One of the biggest and costliest failures involves the agency’s ongoing incompetence when it comes to creating a federally-compliant child support enforcement database.  For some recent stories on this debacle click herehere and here.

Bottom line?  Palmetto State taxpayers have racked up $145 million in project costs and $135 million in fines related to SCDSS’ ongoing failure to create a functioning computer system to track child support payments – a system the federal government mandated back in the late 1980s.
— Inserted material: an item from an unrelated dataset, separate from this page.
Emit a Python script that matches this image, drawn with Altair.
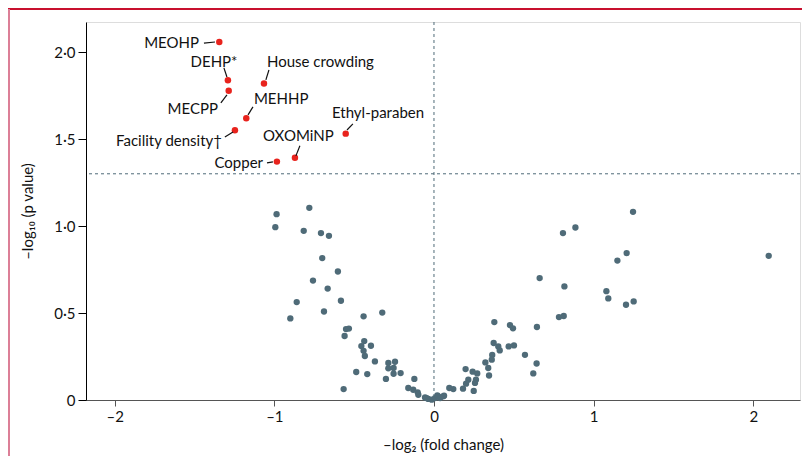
import altair as alt
import pandas as pd

# ---- data ----
grey_x = [-0.986, -0.994, -0.781, -0.816, -0.708, -0.658, -0.700, -0.602, -0.758, -0.666,
          -0.583, -0.860, -0.689, -0.900, -0.441, -0.324, -0.551, -0.533, -0.560, -0.437,
          -0.455, -0.395, -0.441, -0.433, -0.370, -0.286, -0.244, -0.286, -0.253, -0.253,
          -0.209, -0.487, -0.418, -0.301, -0.123, -0.566, -0.161, -0.130, -0.102, -0.098,
          -0.056, -0.036, -0.014, 0.006, 0.021, -0.046, 0.063,
          1.247, 0.886, 0.808, 1.207, 1.149, 2.097, 0.662, 0.817, 1.080, 1.092,
          1.251, 1.203, 0.783, 0.813, 0.378, 0.476, 0.495, 0.645, 0.374, 0.403,
          0.412, 0.468, 0.501, 0.570, 0.643, 0.622, 0.365, 0.362, 0.322, 0.340,
          0.345, 0.198, 0.242, 0.271, 0.263, 0.257, 0.215, 0.201, 0.182, 0.249,
          0.121, 0.096, 0.058, 0.027, 0.038]
grey_y = [1.069, 0.994, 1.105, 0.973, 0.960, 0.944, 0.816, 0.739, 0.687, 0.641,
          0.571, 0.563, 0.509, 0.469, 0.481, 0.503, 0.408, 0.411, 0.368, 0.339,
          0.310, 0.312, 0.283, 0.253, 0.222, 0.213, 0.220, 0.182, 0.184, 0.151,
          0.155, 0.161, 0.149, 0.121, 0.121, 0.063, 0.069, 0.059, 0.044, 0.030,
          0.015, 0.006, 0.002, 0.011, 0.026, 0.011, 0.025,
          1.082, 0.992, 0.960, 0.845, 0.802, 0.829, 0.701, 0.653, 0.626, 0.584,
          0.567, 0.548, 0.477, 0.483, 0.448, 0.431, 0.412, 0.420, 0.328, 0.308,
          0.285, 0.308, 0.314, 0.260, 0.210, 0.153, 0.259, 0.232, 0.216, 0.184,
          0.141, 0.178, 0.163, 0.153, 0.117, 0.098, 0.117, 0.094, 0.065, 0.052,
          0.063, 0.069, 0.021, 0.021, 0.011]

sig_names = ["MEOHP", "DEHP*", "MECPP", "House crowding", "MEHHP",
             "Facility density\u2020", "Ethyl-paraben", "OXOMiNP", "Copper"]
sig_x = [-1.345, -1.291, -1.286, -1.065, -1.176, -1.247, -0.553, -0.871, -0.984]
sig_y = [2.059, 1.839, 1.778, 1.820, 1.621, 1.552, 1.532, 1.393, 1.371]

# label anchors and leader-line starts (data units)
label_x = [-1.472, -1.378, -1.353, -1.046, -1.128, -1.328, -0.639, -1.071, -1.071]
label_y = [2.053, 1.944, 1.674, 1.944, 1.732, 1.490, 1.651, 1.519, 1.364]
label_align = ["right", "center", "right", "left", "left", "right", "left", "left", "right"]
lead_x = [-1.441, -1.316, -1.335, -1.034, -1.134, -1.310, -0.508, -0.840, -1.046]
lead_y = [2.053, 1.910, 1.709, 1.898, 1.686, 1.513, 1.588, 1.462, 1.364]
lead_x2 = [-1.372, -1.297, -1.297, -1.053, -1.165, -1.259, -0.545, -0.865, -1.009]
lead_y2 = [2.059, 1.858, 1.755, 1.841, 1.640, 1.542, 1.553, 1.404, 1.370]

threshold = [1.301]
zero_line = [0]

x_ticks = [-2, -1, 0, 1, 2]
y_ticks = [0, 0.5, 1.0, 1.5, 2.0]

FONT = "Lato"
TXT = "#111111"
GREY = "#4f6b78"
RED = "#e8231d"

grey_df = pd.DataFrame({"x": grey_x, "y": grey_y})
sig_df = pd.DataFrame({"x": sig_x, "y": sig_y, "name": sig_names})
lab_df = pd.DataFrame({"lx": label_x, "ly": label_y, "name": sig_names, "align": label_align})
lead_df = pd.DataFrame({"x": lead_x, "y": lead_y, "x2": lead_x2, "y2": lead_y2})

xs = alt.Scale(domain=[-2.18, 2.293], nice=False, zero=False)
ys = alt.Scale(domain=[0, 2.174], nice=False, zero=False)

x_axis = alt.Axis(values=x_ticks, grid=False, domainColor="#555555", tickColor="#555555",
                  tickSize=6, labelFont=FONT, labelFontSize=15, labelColor=TXT,
                  labelPadding=3,
                  labelExpr="replace(format(datum.value, 'd'), '\u2212', '\u2013')",
                  title="\u2013log\u2082 (fold change)", titleFont=FONT, titleFontSize=15,
                  titleFontWeight="normal", titleColor=TXT,
                  titleX=357, titleY=44, titleBaseline="middle", titleAlign="center")
y_axis = alt.Axis(values=y_ticks, grid=False, domainColor="#000000", tickColor="#000000",
                  tickSize=8, labelFont=FONT, labelFontSize=15, labelColor=TXT,
                  labelPadding=3,
                  labelExpr="datum.value == 0 ? '0' : replace(format(datum.value, '.1f'), '.', '\u00b7')",
                  title="\u2013log\u2081\u2080 (p value)", titleFont=FONT, titleFontSize=15,
                  titleFontWeight="normal", titleColor=TXT,
                  titleX=-59, titleY=189, titleBaseline="middle", titleAlign="center", titleAngle=-90)

base_axes = alt.Chart(grey_df).mark_point(opacity=0).encode(
    x=alt.X("x:Q", scale=xs, axis=x_axis),
    y=alt.Y("y:Q", scale=ys, axis=y_axis),
)

hline = alt.Chart(pd.DataFrame({"y": threshold})).mark_rule(
    color=GREY, strokeDash=[3, 3], strokeWidth=1).encode(y=alt.Y("y:Q", scale=ys))
vline = alt.Chart(pd.DataFrame({"x": zero_line})).mark_rule(
    color=GREY, strokeDash=[3, 3], strokeWidth=1).encode(x=alt.X("x:Q", scale=xs))

grey_pts = alt.Chart(grey_df).mark_circle(color=GREY, size=40, opacity=1).encode(
    x=alt.X("x:Q", scale=xs), y=alt.Y("y:Q", scale=ys))
red_pts = alt.Chart(sig_df).mark_circle(color=RED, size=42, opacity=1).encode(
    x=alt.X("x:Q", scale=xs), y=alt.Y("y:Q", scale=ys))

leads = alt.Chart(lead_df).mark_rule(color="#111111", strokeWidth=1.2).encode(
    x=alt.X("x:Q", scale=xs), y=alt.Y("y:Q", scale=ys), x2="x2:Q", y2="y2:Q")

labels = []
for a in ["left", "right", "center"]:
    labels.append(
        alt.Chart(lab_df).transform_filter(alt.datum.align == a).mark_text(
            align=a, baseline="middle", font=FONT, fontSize=15, color=TXT).encode(
            x=alt.X("lx:Q", scale=xs), y=alt.Y("ly:Q", scale=ys), text="name:N"))

# decorative figure frame (outside the plot area)
frame_top = alt.Chart(grey_df).mark_rule(color="#c8102e", strokeWidth=2).encode(
    x=alt.value(-78), x2=alt.value(716), y=alt.value(-13))
frame_left = alt.Chart(grey_df).mark_rule(color="#dc7f97", strokeWidth=2).encode(
    x=alt.value(-77), y=alt.value(-13), y2=alt.value(434))

chart = alt.layer(base_axes, hline, vline, grey_pts, red_pts, leads, *labels,
                  frame_top, frame_left).properties(
    width=714, height=378,
    autosize=alt.AutoSizeParams(type="none"),
    padding={"left": 78, "top": 14, "right": 2, "bottom": 56},
).configure_view(stroke=None).configure(background="white")

chart.save("out.html", embed_options={"renderer": "svg", "actions": False})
Additionally, it’s been estimated that the system the agency is currently working on – which is scheduled to launch in 2019 – will cost taxpayers another $140 million by the time it is operational (and $20 million more a year after that).

By that time, the state would have been assessed another $63 million in fines, too.

Wanna add all those numbers up?  We don’t either … but it’s basically half a billion dollars.

“Criminal negligence,” we wrote not long ago.

Indeed … especially after agency officials were presented with a simple, feasible, cost-effective alternative last year.  This deal would have paid the contractor in question a fraction of the current proposal – and only after the federal government agreed to lift the fines.

Why didn’t SCDSS take the contractor up on this offer?  Easy: Because the system wouldn’t permit it.

What system are we referring to?  Well, systems, actually – forty-six of them.

In South Carolina, county governments get a cut of all child support payments.  All forty-six counties, actually.   A five percent cut.  Not surprisingly, these local governments haven’t wanted to give up that revenue stream – leading to all sorts of “bureaucratic resistance” to the implementation of the new statewide child support enforcement database.

“This isn’t about a multitude of computer companies that haven’t been able to get (the system) up and running,” one of our agency insiders told us last fall.  “We all know that.”

State lawmakers don’t know that, though … nor, apparently, does new S.C. governor Henry McMaster, who is being called upon by SCDSS to leverage his relationship with U.S. president Donald Trump in an effort to forgive the next installment of $13.5 million worth of fines.

Don’t get us wrong, we hope McMaster is successful in getting Trump to forgive that $13.5 million – along with any future fines related to this debacle.  But more importantly, we hope he identifies the underlying problem and realizes it can be fixed for a fraction of the cost SCDSS is trying to push on him.  That could save taxpayers tens of millions of additional dollars in up-front and ongoing costs.

Trump went to Washington, D.C. and immediately started calling out wasteful contracts.  McMaster needs to do the same in South Carolina – starting with SCDSS and its ridiculous child support enforcement database debacle.